Every player option does not come with a team getting David Price. For example, when the Yankees gave CC a player option, they did not also get David Price. For the 4th (?) time, I was taking about the value of player options, not the value of getting David Price.
There's a separate discussion many have assumed is the same. It was pointed out earlier that player options might have more value to the player than they do cost to the team. Hypothetically, it might be worth $3m/year to Price to have the opt out but the Red Sox might only estimate this at the equivalent of adding $1M per year. So the Sox and Price should agree to discount the contract somewhere between $1M and $3M per year - everyone is better off. (This isn't the only scenario that could make sense. A player might refuse to sign with a certain team without one.)
Anytime this unequal valuing of the player option exists between a player and a team they player option should be included in the negotiation. Money is typically worth about the same to the team and the player ($1 is $1) but any time you have a negotiable chip worth a lot more to one party than the other, you should try and work it into the equation. Negotiations 101.
Tldr: even though player options are net negative to the team, they have a place in baseball if the team can extract discounts from the player to make it worth while. Hopefully this was the case with Price.
Regarding the value of player options in a vacuum, I have seen only two arguments on this board I buy as being logical arguments for them being a benefit to the team (meaning a team would offer a bigger contract to a player to include a player option or at least be indifferent):
1) For some reason teams can't trade a player mid contract (eg fan pressure/optics) so they include the option hoping that it will save them from themselves or from their fanbase.

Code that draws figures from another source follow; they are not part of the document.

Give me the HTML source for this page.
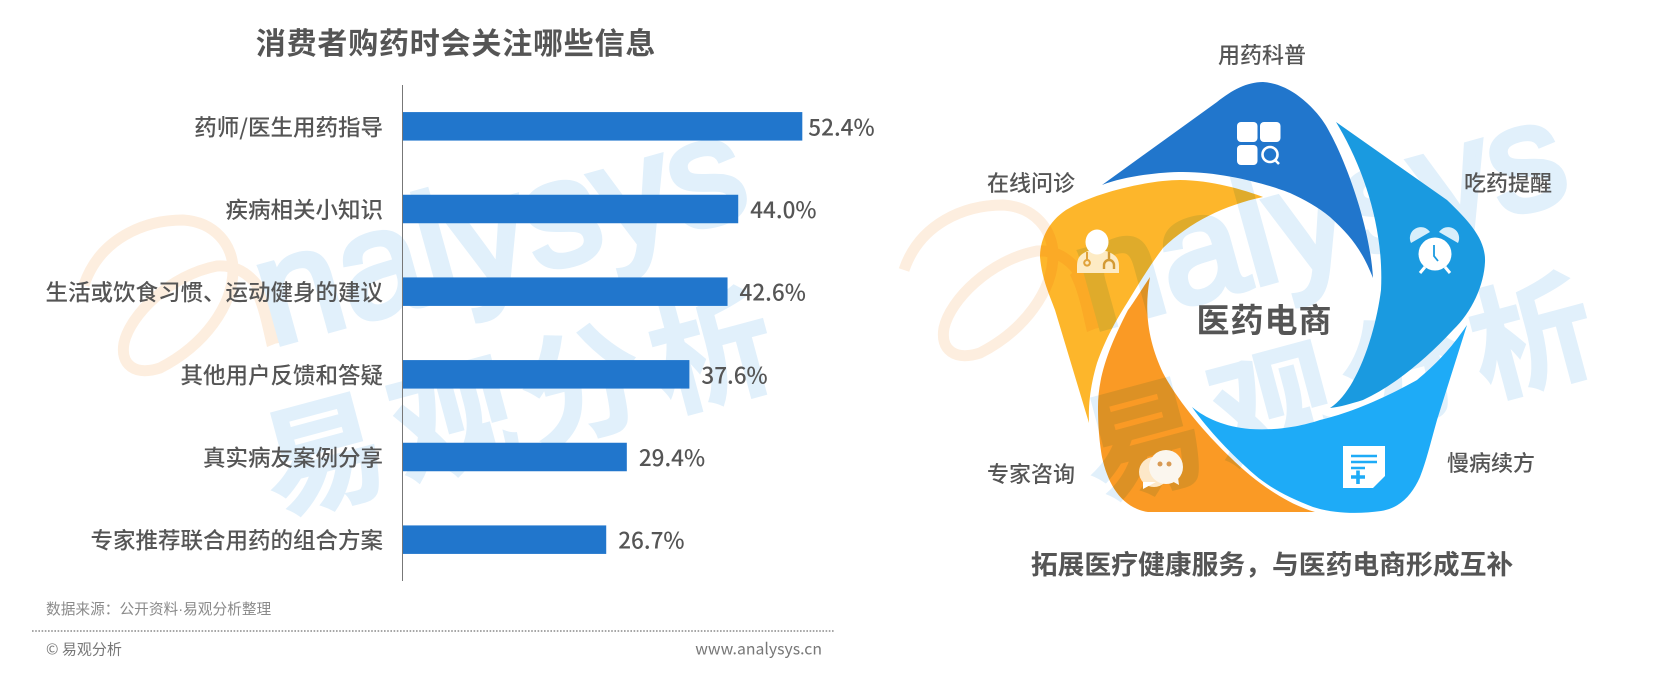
<!DOCTYPE html>
<html lang="zh">
<head>
<meta charset="utf-8">
<title>消费者购药时会关注哪些信息</title>
<style>
html,body{margin:0;padding:0;background:#fff;width:1662px;height:678px;overflow:hidden}
svg{display:block}
text{font-family:"Liberation Sans","Noto Sans CJK SC",sans-serif}
.cjk{font-family:"Noto Sans CJK SC","Liberation Sans",sans-serif}
.wm-t{fill:#e1f0fb;stroke:#e1f0fb;stroke-width:6;font-family:"Liberation Sans",sans-serif;font-weight:400}
.wm-c{fill:#e1f0fb;stroke:#e1f0fb;stroke-width:2;font-family:"Noto Sans CJK SC",sans-serif;font-weight:700}
.wm-ring{fill:none;stroke:#fdeedf;stroke-width:11;stroke-linecap:butt}
.wm-end{fill:#fdeedf}
</style>
</head>
<body>
<svg id="root" xmlns="http://www.w3.org/2000/svg" width="1662" height="678" viewBox="0 0 1662 678">
  <rect width="1662" height="678" fill="#fff"/>

  <g>
    <path class="wm-ring" d="M84,285 C100,238 145,220 183,220 C215,222 233,245 233,270 C233,305 205,345 160,368 C135,376 120,365 124,343 C130,315 170,275 217,266 C250,264 272,295 279,343"/>
    <path class="wm-end" d="M255,285 C268,300 288,320 292,337 L267,347 C262,325 258,305 250,290 Z"/>
    <text class="wm-t" font-size="150" transform="translate(272,346) rotate(-15.500)">nalysys</text>
    <text class="wm-c" font-size="122" letter-spacing="12" transform="translate(276,514) rotate(-15)">易观分析</text>
  </g>
  <g transform="translate(820,-15)">
    <path class="wm-ring" d="M84,285 C100,238 145,220 183,220 C215,222 233,245 233,270 C233,305 205,345 160,368 C135,376 120,365 124,343 C130,315 170,275 217,266 C250,264 272,295 279,343"/>
    <path class="wm-end" d="M255,285 C268,300 288,320 292,337 L267,347 C262,325 258,305 250,290 Z"/>
    <text class="wm-t" font-size="150" transform="translate(272,346) rotate(-15.500)">nalysys</text>
    <text class="wm-c" font-size="122" letter-spacing="12" transform="translate(276,514) rotate(-15)">易观分析</text>
  </g>

  <text class="cjk" x="456" y="54" text-anchor="middle" font-size="30" font-weight="700" letter-spacing="0.8" fill="#555">消费者购药时会关注哪些信息</text>
  <g id="chart"></g>

  <text x="46" y="614" font-size="14.700" fill="#8a8a8a">数据来源&#xFF1A;公开资料·易观分析整理</text>
  <line x1="32" y1="631" x2="835" y2="631" stroke="#8a8a8a" stroke-width="1.6" stroke-dasharray="1.6 1.6"/>
  <text class="cjk" x="46" y="654.500" font-size="15" fill="#777">© 易观分析</text>
  <text class="cjk" x="822" y="654.500" text-anchor="end" font-size="15.800" fill="#777">www.analysys.cn</text>

  <g>
    <path fill="#1a9ae0" d="M1336,122 L1447,200 C1470,222 1486,240 1485,262 C1484,285 1472,312 1453,330 C1425,360 1395,385 1363,400 C1350,404 1340,407 1330,408 C1358,390 1376,330 1381,290 C1384,230 1365,170 1336,122 Z"/>
    <path fill="#2176cc" d="M1102,185 L1217,102 C1232,90 1247,82 1263,82 C1280,83 1295,92 1307,103 C1320,115 1326,125 1330,133 C1345,160 1370,225 1373,278 C1362,250 1350,235 1330,217 C1318,207 1305,200 1290,193 C1270,185 1225,172 1183,172 C1160,172 1125,176 1102,185 Z"/>
    <path fill="#fdb62b" style="mix-blend-mode:multiply" d="M1263,197 C1245,190 1210,180 1180,180 C1150,180 1095,192 1066,210 C1048,222 1040,240 1040,257 C1042,280 1050,296 1055,310 L1089,423 C1088,400 1092,380 1097,363 C1106,338 1115,322 1127,303 C1138,285 1150,265 1163,248 C1190,222 1225,205 1263,197 Z"/>
    <path fill="#fa9a25" style="mix-blend-mode:multiply" d="M1150,277 C1138,295 1132,305 1128,310 C1110,345 1098,375 1098,407 C1098,430 1100,445 1102,457 C1108,485 1122,508 1148,512 L1315,512 C1290,505 1258,485 1230,457 C1210,438 1180,405 1163,373 C1150,345 1143,315 1150,277 Z"/>
    <path fill="#1eabf7" d="M1467,325 L1437,420 C1430,445 1426,462 1420,477 C1412,495 1400,508 1381,511 C1360,514 1335,514 1313,507 C1290,498 1270,488 1255,475 C1232,455 1208,430 1192,407 C1205,418 1225,427 1250,429 C1280,431 1305,425 1320,420 C1350,413 1385,398 1417,380 C1435,365 1450,350 1467,325 Z"/>

    <g fill="#fff">
      <rect x="1237" y="122" width="20.500" height="20" rx="4"/>
      <rect x="1260" y="122" width="20.500" height="20" rx="4"/>
      <rect x="1237" y="145" width="20.500" height="20" rx="4"/>
      <circle cx="1270" cy="154.500" r="7.500" fill="none" stroke="#fff" stroke-width="2.600"/>
      <line x1="1275" y1="160" x2="1279" y2="164" stroke="#fff" stroke-width="2.600"/>
    </g>
    <g>
      <path d="M1411,243 A11,11 0 0 1 1430,232 Z M1458,243 A11,11 0 0 0 1439,232 Z" fill="#d7eefb"/>
      <circle cx="1435" cy="254" r="16.500" fill="#fff"/>
      <path d="M1434,245 V256 L1438,261" fill="none" stroke="#1a9ae0" stroke-width="1.800"/>
      <path d="M1425,267 L1420,273 M1445,267 L1450,273" stroke="#fff" stroke-width="3"/>
    </g>
    <g>
      <path d="M1077,273 V266 C1077,258 1080,254 1088,251 L1106,251 C1115,254 1119,258 1119,266 V273 Z" fill="#fdebc4"/>
      <ellipse cx="1097" cy="242" rx="11.500" ry="12.500" fill="#fff"/>
      <path d="M1087,252 V260 M1087,260 A2.800,2.800 0 1 0 1087.100,260" fill="none" stroke="#e0a23a" stroke-width="2"/>
      <path d="M1104,269 V265 A5,5 0 0 1 1114,265 V269 M1109,260 V252" fill="none" stroke="#d39a34" stroke-width="2.400"/>
    </g>
    <g>
      <circle cx="1154" cy="472" r="15" fill="#fde8c8"/>
      <path d="M1143,482 L1143,489 L1156,482 Z" fill="#fff"/>
      <circle cx="1166" cy="467" r="17" fill="#fbf6ee"/>
      <path d="M1170,480 L1179,485 L1177,470 Z" fill="#fbf6ee"/>
      <circle cx="1160" cy="464" r="2.500" fill="#d89a55"/>
      <circle cx="1169" cy="464" r="2.500" fill="#d89a55"/>
    </g>
    <g>
      <path d="M1343,446 H1385 V476 L1373,488 H1343 Z" fill="#fff"/>
      <path d="M1351,456 H1377 M1351,462 H1377 M1351,468 H1365" stroke="#1eabf7" stroke-width="2.600"/>
      <path d="M1351,477 H1365 M1358,470.500 V484" stroke="#1eabf7" stroke-width="3.600"/>
    </g>

    <text class="cjk" x="1264.500" y="332" text-anchor="middle" font-size="33" font-weight="700" letter-spacing="1" fill="#555">医药电商</text>
    <g font-size="22" font-weight="500" fill="#555" text-anchor="middle">
      <text class="cjk" x="1262" y="63">用药科普</text>
      <text class="cjk" x="1031" y="191">在线问诊</text>
      <text class="cjk" x="1508" y="191">吃药提醒</text>
      <text class="cjk" x="1491" y="471">慢病续方</text>
      <text class="cjk" x="1031" y="482">专家咨询</text>
    </g>
  </g>
  <text class="cjk" x="1272" y="574" text-anchor="middle" font-size="26.800" font-weight="700" fill="#555">拓展医疗健康服务&#xFF0C;与医药电商形成互补</text>
</svg>

<script>
const categories = ['药师/医生用药指导','疾病相关小知识','生活或饮食习惯、运动健身的建议','其他用户反馈和答疑','真实病友案例分享','专家推荐联合用药的组合方案'];
const seriesValues = [52.4,44.0,42.6,37.6,29.4,26.7];
const valueLabels = ['52.4%','44.0%','42.6%','37.6%','29.4%','26.7%'];

const NS = 'http://www.w3.org/2000/svg';
const plot = {left:402.5, top:85, bottom:581, pxPerUnit:7.63, barHeight:28.5};
function xScale(v){ return plot.left + v * plot.pxPerUnit; }
function yBand(i){ return plot.top + (i + 0.5) * (plot.bottom - plot.top) / categories.length; }

const chart = document.getElementById('chart');
categories.forEach(function(cat, i){
  const cy = yBand(i);
  const label = document.createElementNS(NS,'text');
  
  
  label.setAttribute('class','cjk');
  label.setAttribute('x', plot.left - 19.5);
  label.setAttribute('y', cy + 9);
  label.setAttribute('text-anchor','end');
  label.setAttribute('font-size','22.500');
  label.setAttribute('font-weight','500');
  label.setAttribute('fill','#555');
  label.textContent = cat;
  chart.appendChild(label);

  const bar = document.createElementNS(NS,'rect');
  
  
  bar.setAttribute('x', plot.left);
  bar.setAttribute('y', cy - plot.barHeight / 2);
  bar.setAttribute('width', xScale(seriesValues[i]) - plot.left);
  bar.setAttribute('height', plot.barHeight);
  bar.setAttribute('fill','#2176cc');
  chart.appendChild(bar);

  const val = document.createElementNS(NS,'text');
  
  
  val.setAttribute('class','cjk');
  val.setAttribute('x', xScale(seriesValues[i]) + (seriesValues[i] > 50 ? 6 : 12));
  val.setAttribute('y', cy + 9);
  val.setAttribute('font-size','22.500');
  val.setAttribute('font-weight','500');
  val.setAttribute('fill','#555');
  val.textContent = valueLabels[i];
  chart.appendChild(val);
});

const axis = document.createElementNS(NS,'line');


axis.setAttribute('x1', plot.left);
axis.setAttribute('x2', plot.left);
axis.setAttribute('y1', plot.top);
axis.setAttribute('y2', plot.bottom);
axis.setAttribute('stroke','#777');
axis.setAttribute('stroke-width','1');
chart.appendChild(axis);
</script>
</body>
</html>
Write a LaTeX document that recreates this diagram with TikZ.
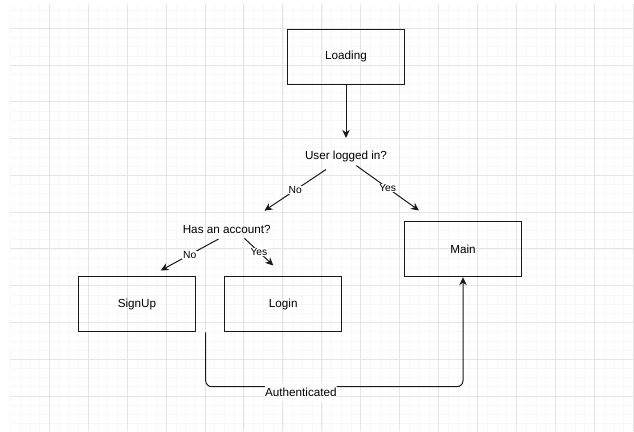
\documentclass[tikz,border=0pt]{standalone}
\usepackage{fontspec}
\setmainfont{Liberation Sans}
\usetikzlibrary{arrows.meta}

\begin{document}
\begin{tikzpicture}[x=1pt,y=-1pt,
        box/.style={draw=black!90,line width=1pt,minimum width=117pt,minimum height=55pt,inner sep=0pt,font=\fontsize{11.7}{14}\selectfont},
        ask/.style={minimum width=117pt,minimum height=37pt,inner sep=0pt,font=\fontsize{11.7}{14}\selectfont},
        lbl/.style={fill=white,inner sep=0.6pt,font=\fontsize{10.3}{12}\selectfont},
        arr/.style={draw=black!90,line width=1pt,-{Stealth[length=8pt,width=7.5pt,inset=2.5pt]}},
        minor/.style={draw=black!3,line width=0.7pt},
        major/.style={draw=black!10,line width=1pt}]

    \fill[white] (0,0) rectangle (634,431);
    \begin{scope}
        \clip (10.4,4) rectangle (634,431);
        \foreach \k in {0,...,64} \draw[minor] (10.4+\k*9.733,4) -- (10.4+\k*9.733,431);
        \foreach \k in {-2,...,43} \draw[minor] (10.4,28.3+\k*9.1925) -- (634,28.3+\k*9.1925);
        \foreach \k in {1,...,16} \draw[major] (10.4+\k*38.93,4) -- (10.4+\k*38.93,431);
        \foreach \k in {0,...,10} \draw[major] (10.4,28.3+\k*36.77) -- (634,28.3+\k*36.77);
    \end{scope}

    \node[box] (load) at (346,56.5) {Loading};
    \node[ask] (user) at (346,156.6) {User logged in?};
    \node[ask] (acct) at (226.7,229.5) {Has an account?};
    \node[box] (main) at (463,249.2) {Main};
    \node[box] (signup) at (137,304.3) {SignUp};
    \node[box] (login) at (283.2,304.3) {Login};
    \coordinate (auth) at (205.7,332.3);

    \draw[arr] (load) -- (user);
    \draw[arr] ([shift={(-20,12.9)}]user.center) -- node[lbl]{No} ([shift={(37.7,-0.1)}]acct.north);
    \draw[arr] ([shift={(10.3,9)}]user.center) -- node[lbl]{Yes} ([shift={(-44,-10.7)}]main.north);
    \draw[arr] ([shift={(-8.1,9.5)}]acct.center) -- node[lbl]{No} ([shift={(23.7,-5.8)}]signup.north);
    \draw[arr] ([shift={(17.8,8.9)}]acct.center) -- node[lbl]{Yes} ([shift={(-9.9,-10.8)}]login.north);
    \draw[arr,rounded corners=6pt] (auth) -- ++(0,54.4) -| node[pos=0.185,yshift=-5.5pt,fill=white,inner xsep=0.5pt,inner ysep=5pt,font=\fontsize{11.7}{14}\selectfont]{Authenticated} (main.south);
\end{tikzpicture}
\end{document}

I find it dubious but it's definitely plausible
2) as motivation to perform well in the year(s) before the option treating it as a contract year. There's some truth to contract year improvement so I buy this but I think the value is probably mote as a function to create the unequal valuing between player and team I described above and not enough to turn player options into an actual positive for the team.
I think that player options are not in every contract is proof that teams don't view them as a net positive. They are inarguably a net positive for the player so if everyone thought they were awesome they would be standard.